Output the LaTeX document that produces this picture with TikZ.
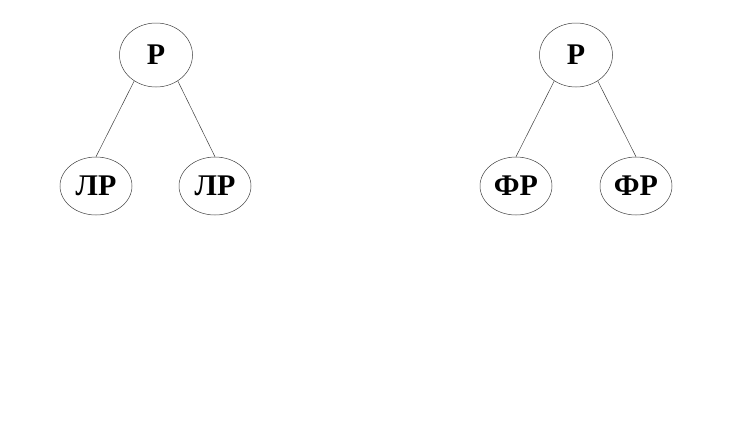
\documentclass[tikz,border=0pt]{standalone}
\usepackage{fontspec}
\setmainfont{Liberation Serif}
\usetikzlibrary{shapes}
\tikzset{vertex/.style={ellipse,draw=black!75,line width=0.5pt,inner sep=0pt,
  minimum width=72pt,minimum height=58pt,font=\fontsize{30}{30}\selectfont\bfseries},
  root/.style={vertex,minimum width=73pt,minimum height=64pt},
  branch/.style={draw=black!75,line width=0.5pt}}
\begin{document}
\begin{tikzpicture}[x=1pt,y=-1pt]
  \useasboundingbox (0,0) rectangle (732,432);
  % left tree
  \node[root] (pl) at (156,55) {Р};
  \node[vertex] (ll) at (96,186) {ЛР};
  \node[vertex] (lr) at (215,186) {ЛР};
  \draw[branch] (pl.-130) -- (ll.north);
  \draw[branch] (pl.-50) -- (lr.north);
  % right tree
  \node[root] (pr) at (576,55) {Р};
  \node[vertex] (rl) at (516,186) {ФР};
  \node[vertex] (rr) at (636,186) {ФР};
  \draw[branch] (pr.-130) -- (rl.north);
  \draw[branch] (pr.-50) -- (rr.north);
\end{tikzpicture}
\end{document}
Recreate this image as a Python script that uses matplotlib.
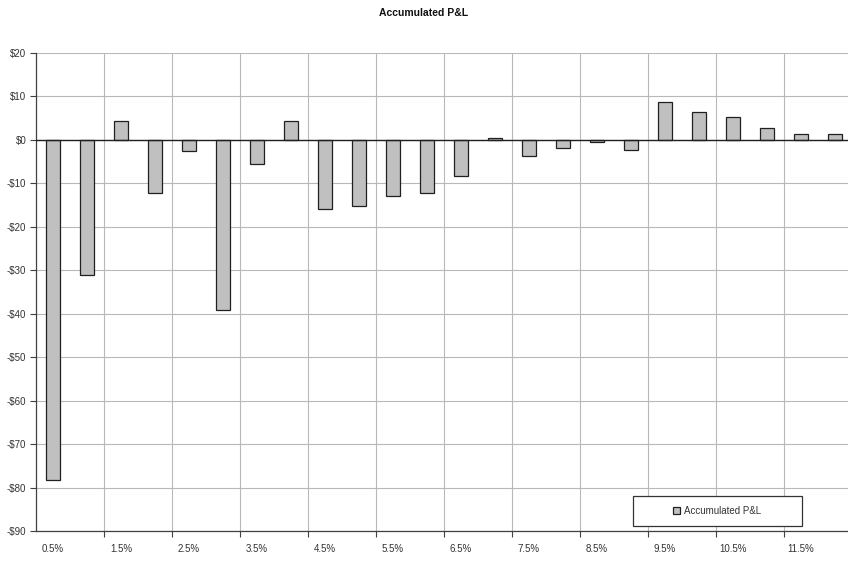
import matplotlib
matplotlib.use("Agg")
import matplotlib.pyplot as plt
from matplotlib.ticker import FixedLocator, FuncFormatter
from matplotlib.patches import Rectangle
import numpy as np

plt.rcParams['font.family'] = ['Liberation Sans', 'DejaVu Sans']

categories = ["0.5%", "1%", "1.5%", "2%", "2.5%", "3%", "3.5%", "4%", "4.5%", "5%",
              "5.5%", "6%", "6.5%", "7%", "7.5%", "8%", "8.5%", "9%", "9.5%", "10%",
              "10.5%", "11%", "11.5%", "12%"]
pnl = [-78.2, -31.0, 4.3, -12.3, -2.5, -39.1, -5.6, 4.3, -15.9, -15.1,
       -12.8, -12.3, -8.3, 0.5, -3.7, -1.9, -0.4, -2.3, 8.7, 6.4,
       5.2, 2.8, 1.4, 1.4]
y_ticks = list(range(-90, 21, 10))

W, H = 848, 564
fig = plt.figure(figsize=(W / 100, H / 100), dpi=100)
ax = fig.add_axes([36 / W, 1 - 531 / H, 816 / W, (531 - 53) / H])

x = np.arange(len(categories))
ax.bar(x, pnl, width=0.42, color="#c0c0c0", edgecolor="#202020", linewidth=0.9,
       label="Accumulated P&L", zorder=3)

ax.set_xlim(-0.5, len(categories) - 0.5)
ax.set_ylim(-90, 20)

# y axis
ax.yaxis.set_major_locator(FixedLocator(y_ticks))
ax.yaxis.set_major_formatter(FuncFormatter(lambda v, p: f"${v:.0f}" if v >= 0 else f"-${-v:.0f}"))
ax.tick_params(axis="y", direction="out", length=4, width=0.8, color="#404040",
               labelsize=7, labelcolor="#333333", pad=3)

# x axis: gridlines/ticks at every other boundary, labels every other category
bounds = np.arange(1.5, len(categories), 2)
ax.xaxis.set_major_locator(FixedLocator(bounds))
ax.xaxis.set_major_formatter(FuncFormatter(lambda v, p: ""))
ax.xaxis.set_minor_locator(FixedLocator(x[::2]))
ax.xaxis.set_minor_formatter(FuncFormatter(lambda v, p: categories[int(round(v))]))
ax.tick_params(axis="x", which="major", direction="out", length=4, width=0.8, color="#404040")
ax.tick_params(axis="x", which="minor", length=0, labelsize=7, labelcolor="#333333", pad=9)

ax.grid(True, which="major", axis="both", color="#b8b8b8", linewidth=0.8, zorder=0)
ax.axhline(0, color="#202020", linewidth=1.0, zorder=4)

for s in ["top", "right"]:
    ax.spines[s].set_visible(False)
for s in ["left", "bottom"]:
    ax.spines[s].set_color("#404040")
    ax.spines[s].set_linewidth(0.9)

fig.text(0.5, 1 - 13 / H, "Accumulated P&L", ha="center", va="center",
         fontsize=7.5, fontweight="bold", color="#111111")

# legend box (frame drawn as a rectangle to match its wider shape)
ax.add_patch(Rectangle((633 / W, 1 - 526 / H), 169 / W, 30 / H,
                       transform=fig.transFigure, facecolor="white",
                       edgecolor="#333333", linewidth=0.9, zorder=5, clip_on=False))
leg = ax.legend(loc="center", bbox_to_anchor=(717 / W, 1 - 511 / H),
                bbox_transform=fig.transFigure, fontsize=7, frameon=False,
                handlelength=0.7, handleheight=0.7, handletextpad=0.4,
                borderpad=0.5, borderaxespad=0)
leg.set_zorder(6)
for t in leg.get_texts():
    t.set_color("#333333")

fig.savefig("out.png", dpi=100)
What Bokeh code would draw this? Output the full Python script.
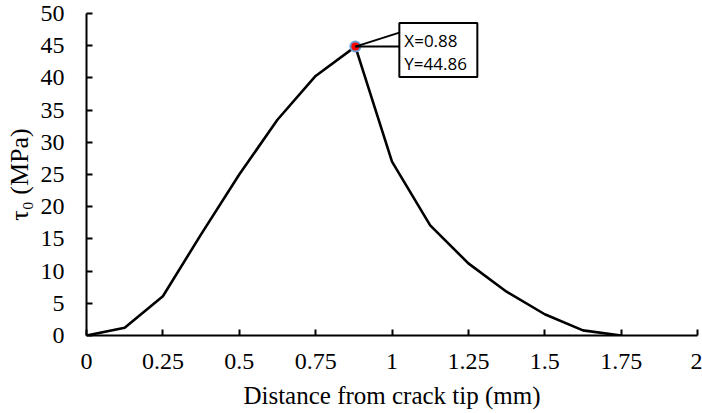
from bokeh.plotting import figure
from bokeh.models import Range1d, FixedTicker, Label
from bokeh.embed import file_html
from bokeh.resources import INLINE

# ---- data ----
distance = [0.0, 0.125, 0.25, 0.375, 0.5, 0.625, 0.75, 0.88, 1.0, 1.125, 1.25, 1.375, 1.5, 1.625, 1.75]
tau0 = [0.0, 1.2, 6.1, 15.7, 25.0, 33.5, 40.3, 44.86, 27.0, 17.1, 11.2, 6.8, 3.3, 0.8, 0.0]
x_ticks = [0, 0.25, 0.5, 0.75, 1, 1.25, 1.5, 1.75, 2]
x_tick_labels = ["0", "0.25", "0.5", "0.75", "1", "1.25", "1.5", "1.75", "2"]
y_ticks = [0, 5, 10, 15, 20, 25, 30, 35, 40, 45, 50]
peak_x = 0.88
peak_y = 44.86
x_label = "Distance from crack tip (mm)"
y_label = "τ₀ (MPa)"

# ---- layout constants ----
W, H = 702, 413
LEFT, RIGHT, TOP, BOTTOM = 86, 5, 13, 78
XMIN, XMAX, YMIN, YMAX = 0, 2, 0, 50
plot_w = W - LEFT - RIGHT
plot_h = H - TOP - BOTTOM
px_x = (XMAX - XMIN) / plot_w
px_y = (YMAX - YMIN) / plot_h

p = figure(width=W, height=H, output_backend="svg", toolbar_location=None,
           x_range=Range1d(XMIN, XMAX), y_range=Range1d(YMIN, YMAX),
           min_border_left=LEFT, min_border_right=RIGHT,
           min_border_top=TOP, min_border_bottom=BOTTOM)
p.outline_line_color = None
p.grid.grid_line_color = None
p.background_fill_color = "white"
p.border_fill_color = "white"

serif = "Liberation Serif"
for ax in (p.xaxis[0], p.yaxis[0]):
    ax.axis_line_width = 2
    ax.axis_line_color = "black"
    ax.major_tick_line_width = 2
    ax.major_tick_line_color = "black"
    ax.major_tick_in = 6
    ax.major_tick_out = 0
    ax.minor_tick_line_color = None
    ax.major_label_text_font = serif
    ax.major_label_text_font_size = "24px"
    ax.major_label_text_color = "black"
    ax.axis_label_text_font = serif
    ax.axis_label_text_font_style = "normal"
    ax.axis_label_text_font_size = "25px"
    ax.axis_label_text_color = "black"

p.xaxis.ticker = FixedTicker(ticks=x_ticks)
p.xaxis.major_label_overrides = {t: s for t, s in zip(x_ticks, x_tick_labels)}
p.yaxis.ticker = FixedTicker(ticks=y_ticks)
p.xaxis.axis_label = x_label
p.yaxis.axis_label = y_label
p.yaxis.axis_label_text_font_size = "26px"
p.xaxis.major_label_standoff = 18
p.xaxis.axis_label_standoff = 10
p.yaxis.major_label_standoff = 22
p.yaxis.axis_label_standoff = 4

p.line(distance, tau0, line_color="black", line_width=2.6)

# peak marker
p.scatter([peak_x], [peak_y], size=10, fill_color="red",
          line_color="#6a9fd4", line_width=2)

# callout (offsets in screen pixels converted to data units)
box_dx, box_w, box_h = 44, 78, 54
box_cy_off = -3.4
p.segment(x0=[peak_x, peak_x], y0=[peak_y, peak_y],
          x1=[peak_x + box_dx * px_x, peak_x + box_dx * px_x],
          y1=[peak_y + 14 * px_y, peak_y],
          line_color="black", line_width=2)
p.rect(x=[peak_x + (box_dx + box_w / 2) * px_x], y=[peak_y + box_cy_off * px_y],
       width=box_w, height=box_h, width_units="screen", height_units="screen",
       fill_color="white", line_color="black", line_width=2)

for txt, yoff in ((f"X={peak_x:.2f}", 6.0), (f"Y={peak_y:.2f}", -16.6)):
    p.add_layout(Label(x=peak_x, y=peak_y, x_offset=box_dx + 5, y_offset=yoff,
                       text=txt, text_align="left", text_baseline="alphabetic",
                       text_font="Open Sans", text_font_size="17px",
                       text_color="black"))

open("out.html", "w").write(file_html(p, INLINE))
--------
_Stated problem_
Leave the pictures out, then copy word for word only the lines from the one containing "What Bokeh code" through the one containing "from bokeh.resources import INLINE", both included.

_Answer to the exercise_
What Bokeh code would draw this? Output the full Python script.
from bokeh.plotting import figure
from bokeh.models import Range1d, FixedTicker, Label
from bokeh.embed import file_html
from bokeh.resources import INLINE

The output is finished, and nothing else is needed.